Regular expression which matches a specific pattern

Question

I want to find a regular expression in Perl which matches a pattern such as this:

my $sumthing = "people say
for -->";

Over here after say there is a single newline character. So I need to find a regular expression which could match such a pattern which includes a newline within a pattern. Please help me to find this as I'm new to Perl & regular expression.

The possible methods I tried were these:

if (($sumthing !~ (/\n+$/)) && ($sumthing !~ (/^\n+/m)))

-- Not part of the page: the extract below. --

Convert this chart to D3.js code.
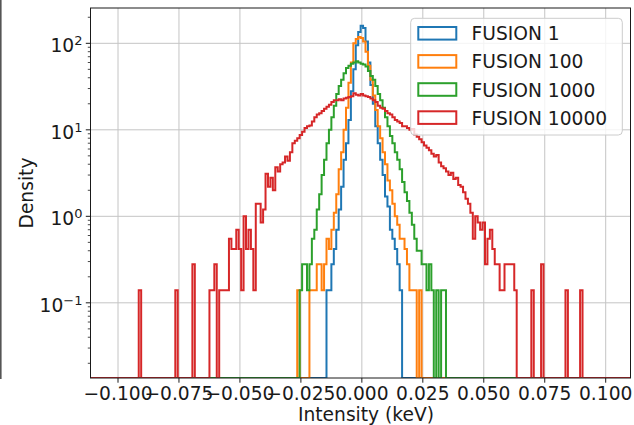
<!DOCTYPE html>
<html>
<head>
<meta charset="utf-8">
<script src="https://cdn.jsdelivr.net/npm/d3@7"></script>
<style>
  html, body { margin: 0; padding: 0; background: #fff; }
  svg { display: block; font-family: "DejaVu Sans", sans-serif; }
</style>
</head>
<body>
<svg id="chart" width="634" height="425"></svg>
<script>
// Histogram densities (step outline), one value per bin of width 0.001 keV.
// Each series lists consecutive bins starting at the given bin centre; bins outside are empty.
const binWidth = 0.001;
const binCentreFirst = -0.111;
const binCentreLast = 0.109;

const seriesNames = ["FUSION 1", "FUSION 100", "FUSION 1000", "FUSION 10000"];
const seriesColors = ["#1f77b4", "#ff7f0e", "#2ca02c", "#d62728"];

const fusion1Start = -0.014;
const fusion1 = [0.14, 0.14, 0.28, 0.42, 0.7, 1.2, 2.2, 4.5, 7, 13, 28, 50, 95, 135,
  160, 150, 105, 60, 33, 20, 11, 7, 4.5, 3, 1.7, 1.3, 0.7, 0.55, 0.42, 0.28, 0.14];

const fusion100Start = -0.026;
const fusion100 = [0.14, 0, 0, 0, 0, 0.14, 0.14, 0.14, 0.28, 0.28, 0.14, 0.28, 0.55, 0.42,
  0.7, 1.1, 1.8, 3.5, 5.5, 10, 18, 35, 60, 100, 112, 118,
  115, 105, 80, 55, 38, 25, 17, 11, 8, 5.5, 4, 2.6, 2, 1.4, 1.0, 0.8, 0.55, 0.55, 0.42,
  0.28, 0.14, 0.14, 0.14, 0, 0.14];

const fusion1000Start = -0.025;
const fusion1000 = [0.14, 0.28, 0.28, 0.14, 0.28, 0.55, 0.7, 1.2, 1.8, 3, 4.5, 7, 10, 14,
  19, 26, 32, 38, 45, 52, 55, 58, 60, 62, 60,
  58, 57, 54, 48, 42, 38, 32, 26, 22, 18, 14, 11, 8.5, 7, 5.5, 4.5, 3.5, 2.5, 1.9, 1.5,
  1.1, 0.8, 0.55, 0.4, 0.4, 0.28, 0.28, 0.14, 0.28, 0.14, 0, 0.14, 0, 0.14, 0.14];

const fusion10000Start = -0.091;
const fusion10000 = [0.14, 0, 0, 0, 0, 0, 0, 0, 0, 0, 0, 0, 0, 0, 0,
  0.14, 0, 0, 0, 0, 0, 0,
  0.28, 0, 0, 0, 0, 0, 0,
  0.14, 0.14, 0.28, 0, 0.14, 0.14, 0.14, 0.14, 0.55, 0.42, 0.42, 0.7, 0.42, 0.14,
  1.0, 0.42, 0.7, 0.42, 0.14, 1.4, 1.4, 0.85, 1.2, 3.1, 2.2, 2.8, 2.0, 3.7, 3.3, 4.0,
  4.2, 4.9, 4.4, 5.5, 7.0, 7.5, 8.0, 8.7, 9.5, 10.5, 11, 11.2, 12.5, 14, 15, 15.5, 16.5,
  17.5, 18.5, 19.5, 21, 22, 22, 22.5, 22, 23, 23.5, 24, 24.5, 26.5, 25.5, 25,
  26, 25, 24.5, 24, 23, 22, 21, 19, 18, 17.5, 16.5, 15.5, 15, 14, 13, 12.5, 12, 11,
  11, 10.5, 10, 10.2, 8.8, 8.3, 7.8, 7.2, 6.6, 6.2, 5.8, 5.3, 4.9, 5.1, 4.2, 3.8, 3.6,
  3.3, 3.0, 3.2, 2.7, 2.8, 2.3, 2.2, 1.9, 1.6, 1.4, 1.1, 0.55, 1.0, 0.85, 0.7, 0.85,
  0.28, 0.55, 0.7, 0.42, 0.28, 0.28, 0.14, 0.14, 0.28, 0.28, 0.28, 0.28, 0.14,
  0, 0, 0, 0, 0, 0, 0.14, 0, 0, 0, 0.28, 0, 0, 0, 0, 0, 0, 0, 0, 0, 0.14,
  0, 0, 0, 0, 0, 0.14];

const seriesStarts = [fusion1Start, fusion100Start, fusion1000Start, fusion10000Start];
const seriesValues = [fusion1, fusion100, fusion1000, fusion10000];

const xTicks = [-0.1, -0.075, -0.05, -0.025, 0, 0.025, 0.05, 0.075, 0.1];
const yTicks = [0.1, 1, 10, 100];
const xDomain = [-0.11128, 0.11017];
const yDomain = [0.01352, 256];

const xTitle = "Intensity (keV)";
const yTitle = "Density";

// ---- layout ----
const svg = d3.select("#chart");
const plot = { left: 90.5, right: 630.5, top: 8, bottom: 378 };
const fontSize = 18.67;

const x = d3.scaleLinear().domain(xDomain).range([plot.left, plot.right]);
const y = d3.scaleLog().domain(yDomain).range([plot.bottom, plot.top]);

svg.append("rect").attr("width", 634).attr("height", 425).attr("fill", "#fff");

// neighbouring panel edge at far left
svg.append("line")
  .attr("x1", 0.8).attr("x2", 0.8).attr("y1", 0).attr("y2", plot.bottom + 1)
  .attr("stroke", "#555").attr("stroke-width", 1.6);

// grid
const grid = svg.append("g").attr("stroke", "#c4c4c4").attr("stroke-width", 1);
grid.selectAll("line.gx").data(xTicks).join("line")
  .attr("x1", d => x(d)).attr("x2", d => x(d))
  .attr("y1", plot.top).attr("y2", plot.bottom);
grid.selectAll("line.gy").data(yTicks).join("line")
  .attr("x1", plot.left).attr("x2", plot.right)
  .attr("y1", d => y(d)).attr("y2", d => y(d));

// clip for the histogram outlines
svg.append("clipPath").attr("id", "plotClip")
  .append("rect")
  .attr("x", plot.left).attr("y", plot.top)
  .attr("width", plot.right - plot.left).attr("height", plot.bottom - plot.top);

// build full step series over every bin; empty bins sit on the axis floor
function fullSeries(start, values) {
  const n = Math.round((binCentreLast - binCentreFirst) / binWidth) + 1;
  const pts = [];
  for (let i = 0; i < n; i++) {
    const c = binCentreFirst + i * binWidth;
    const j = Math.round((c - start) / binWidth);
    const d = (j >= 0 && j < values.length) ? values[j] : 0;
    pts.push([c - binWidth / 2, d]);
  }
  pts.push([xDomain[1], pts[pts.length - 1][1]]);
  return pts;
}

const line = d3.line()
  .x(d => x(d[0]))
  .y(d => d[1] > 0 ? y(d[1]) : y(yDomain[0]))
  .curve(d3.curveStepAfter);

const marks = svg.append("g").attr("clip-path", "url(#plotClip)");
seriesValues.forEach((vals, i) => {
  marks.append("path")
    .attr("d", line(fullSeries(seriesStarts[i], vals)))
    .attr("fill", "none")
    .attr("stroke", seriesColors[i])
    .attr("stroke-width", 2)
    .attr("stroke-linejoin", "miter");
});

// frame
svg.append("rect")
  .attr("x", plot.left).attr("y", plot.top)
  .attr("width", plot.right - plot.left).attr("height", plot.bottom - plot.top)
  .attr("fill", "none").attr("stroke", "#1a1a1a").attr("stroke-width", 1);

// x axis ticks and labels
const xAxis = svg.append("g");
xAxis.selectAll("line").data(xTicks).join("line")
  .attr("x1", d => x(d)).attr("x2", d => x(d))
  .attr("y1", plot.bottom).attr("y2", plot.bottom + 4.7)
  .attr("stroke", "#1a1a1a").attr("stroke-width", 1);
const fmt = d3.format(".3f");
xAxis.selectAll("text").data(xTicks).join("text")
  .attr("x", d => x(d)).attr("y", 399.5)
  .attr("text-anchor", "middle")
  .attr("font-size", fontSize).attr("fill", "#1a1a1a")
  .text(d => fmt(d).replace("-", "\u2212"));

// y axis: minor and major ticks
const minorTicks = y.ticks().filter(v => !yTicks.some(t => Math.abs(t - v) / t < 1e-9));
svg.append("g").selectAll("line").data(minorTicks).join("line")
  .attr("x1", plot.left - 2.7).attr("x2", plot.left)
  .attr("y1", d => y(d)).attr("y2", d => y(d))
  .attr("stroke", "#1a1a1a").attr("stroke-width", 0.8);
svg.append("g").selectAll("line").data(yTicks).join("line")
  .attr("x1", plot.left - 4.7).attr("x2", plot.left)
  .attr("y1", d => y(d)).attr("y2", d => y(d))
  .attr("stroke", "#1a1a1a").attr("stroke-width", 1);

const yLabels = svg.append("g").selectAll("text").data(yTicks).join("text")
  .attr("x", 82.5).attr("y", d => y(d) + 9)
  .attr("text-anchor", "end")
  .attr("font-size", fontSize).attr("fill", "#1a1a1a");
yLabels.append("tspan").text("10");
yLabels.append("tspan")
  .attr("font-size", 13).attr("dy", -7)
  .text(d => {
    const e = Math.round(Math.log10(d));
    return e < 0 ? "\u2212" + Math.abs(e) : String(e);
  });

// axis titles
svg.append("text")
  .attr("x", 366).attr("y", 421)
  .attr("text-anchor", "middle")
  .attr("font-size", fontSize).attr("fill", "#1a1a1a")
  .text(xTitle);
svg.append("text")
  .attr("transform", `translate(32.5, ${(plot.top + plot.bottom) / 2}) rotate(-90)`)
  .attr("text-anchor", "middle")
  .attr("font-size", fontSize).attr("fill", "#1a1a1a")
  .text(yTitle);

// legend
const legend = svg.append("g");
legend.append("rect")
  .attr("x", 410.7).attr("y", 18.3).attr("width", 211.6).attr("height", 116.7)
  .attr("rx", 4).attr("ry", 4)
  .attr("fill", "#fff").attr("fill-opacity", 0.8)
  .attr("stroke", "#cccccc").attr("stroke-width", 1);
const rows = legend.selectAll("g.row").data(seriesNames).join("g")
  .attr("transform", (d, i) => `translate(0, ${33.3 + i * 28.1})`);
rows.append("rect")
  .attr("x", 418.3).attr("y", -6.3).attr("width", 38).attr("height", 12.6)
  .attr("fill", "none")
  .attr("stroke", (d, i) => seriesColors[i]).attr("stroke-width", 2);
rows.append("text")
  .attr("x", 471.5).attr("y", 7)
  .attr("font-size", fontSize).attr("fill", "#1a1a1a")
  .text(d => d);
</script>
</body>
</html>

They kindly help me to find out an expression to match this kind of a pattern, but not getting the output as desired.

Answer 1

Have a look at the /s modifier which causes .to match anything, including a newline.

my $str = "people say for\nsomething...";
$str =~ m{say(.*)}s and print "'$1'\n";

This would print:

' for
something...'

Answer 2

The following will check for anything then new line then anything. Not sure if I totally understood your question.

if($sumthing =~ m/.*\n.*/)

Answer 3

It's not clear what you want. Do you want match that string exactly? If so, you could use

$sumthing =~ /^people say\nfor -->\z/

or

$sumthing eq "people say\nfor -->"

Or maybe what you need to know is that . matches any character including newline when /s is used?

/people .* -->/s